It’s my experience that nurses and doctors, during times of severe stress from the responsibilities of crisis care, sometimes make jokes among ourselves.
The jokes, if they occur, follow a crisis. They’re fueled by the intensity of hours worked without a break, food, or bathroom visit. They express the fear that was shoved down in order to highly function during an attempt to save lives.
Healthcare workers aren’t the only people who experience stress-related humor. It’s part of being human through difficult challenges.
During the coronavirus pandemic, I’m reminded of the function of stress-related humor while scrolling through posts on social media. The jokes are not inappropriate, mostly puns about coronavirus, expressing the collective anxiety worldwide. I recognize the jokes for what they are, and acknowledge my own stress level as my husband and I prepared for the stay at home order in Oregon, as the coronavirus continues its relentless march. Faced with the unknown, our preparations are based on what has happened in China, and Europe.
There’s a difference between preparation and panic. We utilize our knowledge of healthcare to make the best choices available when confronted with uncertainty.
I doubt I’m the only nurse who feels she needs to think ahead as far as possible, and do her very best to protect her loved ones. We’re taught to think critically, and at our best, proactively. There’s so many variables though, so many things I might not have thought of in advance. It has surprised me how much this feels like the stress I felt as a pediatric intensive care nurse at the beginning of my career, waiting for an admission known to be near death, and wondering, “Do I have all the equipment I need ready? Do I have all the skills this child will need?”
For instance, my husband and I made shopping lists before going to the grocery store. We wanted to prepare for the probable a stay at home order, and possibly quarantine, but we did not want to take more than we realistically need, thereby denying other’s of what they might also need. We took an inventory of what was in our pantry, and thought about what items would round out what we already have to make meals.
I also put together a kit of OTC (over the counter) medications and first aid items, with the idea of managing minor health problems, not necessarily related to the coronavirus, that could arise. Avoiding a visit to the ED prevents taking the much needed time and attention of nurses and doctors away from people who need it more.
Our kit contains acetaminophen, ibuprofen, an acid reducer, chewable antacids, an anti-diarrheal, diphenhydramine, adhesive strips of various sizes, and gauze. Just a reasonable amount of each. I also bought a container of sea salt (non-iodized), that I can use to make a normal saline rinse, if needed.
But I forgot a cough suppressant. I went back to the store to purchase a small bottle.

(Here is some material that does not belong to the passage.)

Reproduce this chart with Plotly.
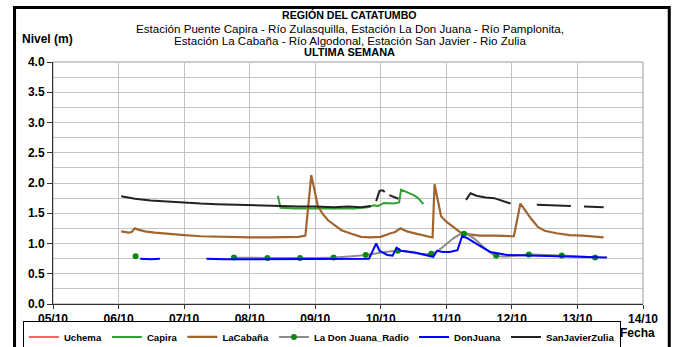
import pandas as pd
import plotly.graph_objects as go

# Day of October (fractional) for each reading; None marks a gap in the record
capira_dia = [8.43, 8.47, 8.7, 9.0, 9.3, 9.6, 9.8, 9.9, 9.96, 10.05, 10.2, 10.28,
              10.31, 10.42, 10.5, 10.57, 10.65]
capira_nivel = [1.79, 1.59, 1.58, 1.58, 1.58, 1.58, 1.60, 1.63, 1.62, 1.67, 1.66, 1.68,
                1.89, 1.84, 1.80, 1.75, 1.65]

cabana_dia = [6.04, 6.15, 6.2, 6.25, 6.3, 6.4, 6.55, 6.74, 7.0, 7.25, 7.5, 7.75, 8.02,
              8.3, 8.53, 8.75, 8.85, 8.94, 9.04, 9.12, 9.2, 9.3, 9.4, 9.55, 9.7, 9.85,
              10.0, 10.15, 10.22, 10.3, 10.4, 10.55, 10.7, 10.79, 10.82, 10.92, 11.0,
              11.1, 11.22, 11.35, 11.5, 11.75, 11.95, 12.03, 12.13, 12.2, 12.3, 12.4,
              12.5, 12.68, 12.88, 13.08, 13.28, 13.4]
cabana_nivel = [1.20, 1.18, 1.19, 1.25, 1.23, 1.20, 1.18, 1.16, 1.14, 1.12, 1.11, 1.10, 1.10,
                1.10, 1.10, 1.11, 1.13, 2.13, 1.62, 1.48, 1.38, 1.30, 1.22, 1.16, 1.11, 1.10,
                1.11, 1.17, 1.19, 1.25, 1.20, 1.16, 1.12, 1.10, 1.98, 1.45, 1.36,
                1.28, 1.18, 1.15, 1.13, 1.13, 1.13, 1.12, 1.66, 1.55, 1.40, 1.27,
                1.21, 1.17, 1.14, 1.13, 1.11, 1.10]

radio_dia = [6.26, 6.77, 7.27, 7.76, 8.27, 8.77, 9.28, 9.77, 10.26, 10.77, 11.27, 11.76,
             12.26, 12.76, 13.27]
radio_nivel = [0.79, None, None, 0.77, 0.76, 0.76, 0.77, 0.81, 0.88, 0.83, 1.16, 0.80,
               0.82, 0.80, 0.77]

donjuana_dia = [6.33, 6.5, 6.63, 6.9, 7.34, 7.6, 8.0, 8.5, 9.0, 9.5, 9.82, 9.93, 9.98,
                10.1, 10.18, 10.24, 10.31, 10.52, 10.7, 10.8, 10.86, 10.95, 11.05, 11.17,
                11.24, 11.32, 11.48, 11.67, 11.93, 12.27, 12.67, 13.03, 13.45]
donjuana_nivel = [0.75, 0.74, 0.75, None, 0.75, 0.74, 0.74, 0.74, 0.74, 0.75, 0.75, 1.00, 0.88,
                  0.81, 0.80, 0.93, 0.88, 0.85, 0.80, 0.78, 0.88, 0.86, 0.86, 0.89,
                  1.12, 1.09, 0.98, 0.86, 0.81, 0.80, 0.79, 0.78, 0.77]

zulia_dia = [6.04, 6.25, 6.49, 6.75, 7.0, 7.25, 7.5, 7.75, 8.0, 8.27, 8.5, 8.75, 9.0,
             9.29, 9.5, 9.7, 9.85, 9.89, 9.93, 9.98, 10.03, 10.06, 10.1, 10.13, 10.2,
             10.27, 10.8, 11.3, 11.37, 11.46, 11.6, 11.73, 11.84, 11.98, 12.2, 12.38,
             12.6, 12.75, 12.9, 13.0, 13.1, 13.28, 13.4]
zulia_nivel = [1.78, 1.74, 1.71, 1.69, 1.68, 1.66, 1.65, 1.64, 1.63, 1.62, 1.61, 1.61, 1.61,
               1.60, 1.61, 1.60, 1.62, None, 1.70, 1.87, 1.88, 1.85, None, 1.80, 1.77,
               1.74, None, 1.72, 1.83, 1.79, 1.76, 1.75, 1.71, 1.66, None, 1.64,
               1.63, 1.62, 1.62, None, 1.61, 1.60, 1.60]

tick_dias = [5, 6, 7, 8, 9, 10, 11, 12, 13, 14]

origen = pd.Timestamp("2013-10-01")


def fechas(dias):
    return [origen + pd.Timedelta(days=d - 1) for d in dias]


FONT = "Liberation Sans, Arial, sans-serif"
GRID = "#c4c4c4"
W, H = 674, 347

fig = go.Figure()
fig.add_trace(go.Scatter(x=[None], y=[None], name="Uchema", mode="lines",
                         line=dict(color="#ff3030", width=1.5)))
fig.add_trace(go.Scatter(x=fechas(capira_dia), y=capira_nivel, name="Capira", mode="lines",
                         line=dict(color="#33a033", width=2)))
fig.add_trace(go.Scatter(x=fechas(cabana_dia), y=cabana_nivel, name="LaCabaña", mode="lines",
                         line=dict(color="#a0652e", width=2.2)))
fig.add_trace(go.Scatter(x=fechas(radio_dia), y=radio_nivel, name="La Don Juana_Radio",
                         mode="lines+markers", line=dict(color="#8c8c8c", width=2, shape="spline"),
                         marker=dict(color="#0a8a0a", size=6)))
fig.add_trace(go.Scatter(x=fechas(donjuana_dia), y=donjuana_nivel, name="DonJuana", mode="lines",
                         line=dict(color="#0000ff", width=2)))
fig.add_trace(go.Scatter(x=fechas(zulia_dia), y=zulia_nivel, name="SanJavierZulia", mode="lines",
                         line=dict(color="#222222", width=2)))

tick_fechas = fechas(tick_dias)

fig.update_layout(
    width=W, height=H, autosize=False,
    margin=dict(l=53, r=31, t=62, b=43, autoexpand=False),
    paper_bgcolor="white", plot_bgcolor="white",
    font=dict(family=FONT, size=11, color="black"),
    showlegend=True,
    legend=dict(orientation="h", x=-0.051, y=-0.072, xanchor="left", yanchor="top",
                bordercolor="black", borderwidth=1, bgcolor="white",
                font=dict(family=FONT, size=9.6, weight="bold"),
                itemwidth=30, tracegroupgap=0),
    xaxis=dict(type="date", range=[tick_fechas[0], tick_fechas[-1]],
               tickvals=tick_fechas, tickformat="%d/%m",
               showgrid=True, gridcolor=GRID, gridwidth=1,
               showline=True, linecolor="#333333", linewidth=1,
               ticks="outside", ticklen=4, tickcolor="#333333",
               tickfont=dict(family=FONT, size=12, weight="bold"), zeroline=False),
    yaxis=dict(range=[0, 4], dtick=0.5, tickformat=".1f",
               showgrid=True, gridcolor=GRID, gridwidth=1,
               minor=dict(dtick=0.25, showgrid=True, gridcolor=GRID, gridwidth=1),
               showline=True, linecolor="#333333", linewidth=1,
               ticks="outside", ticklen=5, tickcolor="#333333",
               tickfont=dict(family=FONT, size=12, weight="bold"), zeroline=False),
)

# plot border (top/right) and outer frame
fig.add_shape(type="rect", xref="paper", yref="paper", x0=0, x1=1, y0=0, y1=1,
              line=dict(color="#9a9a9a", width=1), layer="below")
fig.add_shape(type="rect", xref="paper", yref="paper", x0=-0.0652, x1=1.0445, y0=-0.2, y1=1.2255,
              line=dict(color="black", width=3))

titulos = [
    ("<b>REGIÓN DEL CATATUMBO</b>", 1.193, 10.6),
    ("Estación Puente Capira - Río Zulasquilla, Estación La Don Juana - Río Pamplonita,", 1.14, 11.6),
    ("Estación La Cabaña - Río Algodonal, Estación San Javier - Rio Zulia", 1.089, 11.6),
    ("<b>ULTIMA SEMANA</b>", 1.041, 11),
]
for texto, yy, tam in titulos:
    fig.add_annotation(text=texto, xref="paper", yref="paper", x=0.503, y=yy,
                       showarrow=False, xanchor="center", yanchor="middle",
                       font=dict(family=FONT, size=tam))

fig.add_annotation(text="<b>Nivel (m)</b>", xref="paper", yref="paper", x=-0.01, y=1.095,
                   showarrow=False, xanchor="center", yanchor="middle",
                   font=dict(family=FONT, size=12))
fig.add_annotation(text="<b>Fecha</b>", xref="paper", yref="paper", x=0.99, y=-0.12,
                   showarrow=False, xanchor="center", yanchor="middle",
                   font=dict(family=FONT, size=12))

fig.write_html("out.html")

Standing in line at the check-out stand, a young woman stood in line ahead of me. In front of her, a young man collected his bags of groceries. The clerk offered him a token for game prizes the grocery chain offered. The man held the token out to the young woman, and offered it to her. She declined, saying she isn’t playing the game.
The words escaped my mouth before I could think, “But maybe you’ll win a cruise!”
I laughed at what I though was an obvious joke, but no one else did. That’s when I remembered making jokes under stress as a nurse. I put my head down, intending to keep to myself while the young woman checked out.
Suddenly, as she was about to leave, she turned to me and said, “Oh, win a cruise. That’s really funny! I get it now.”
I left with the bottle of cough suppressant, feeling just a little better, for the time being.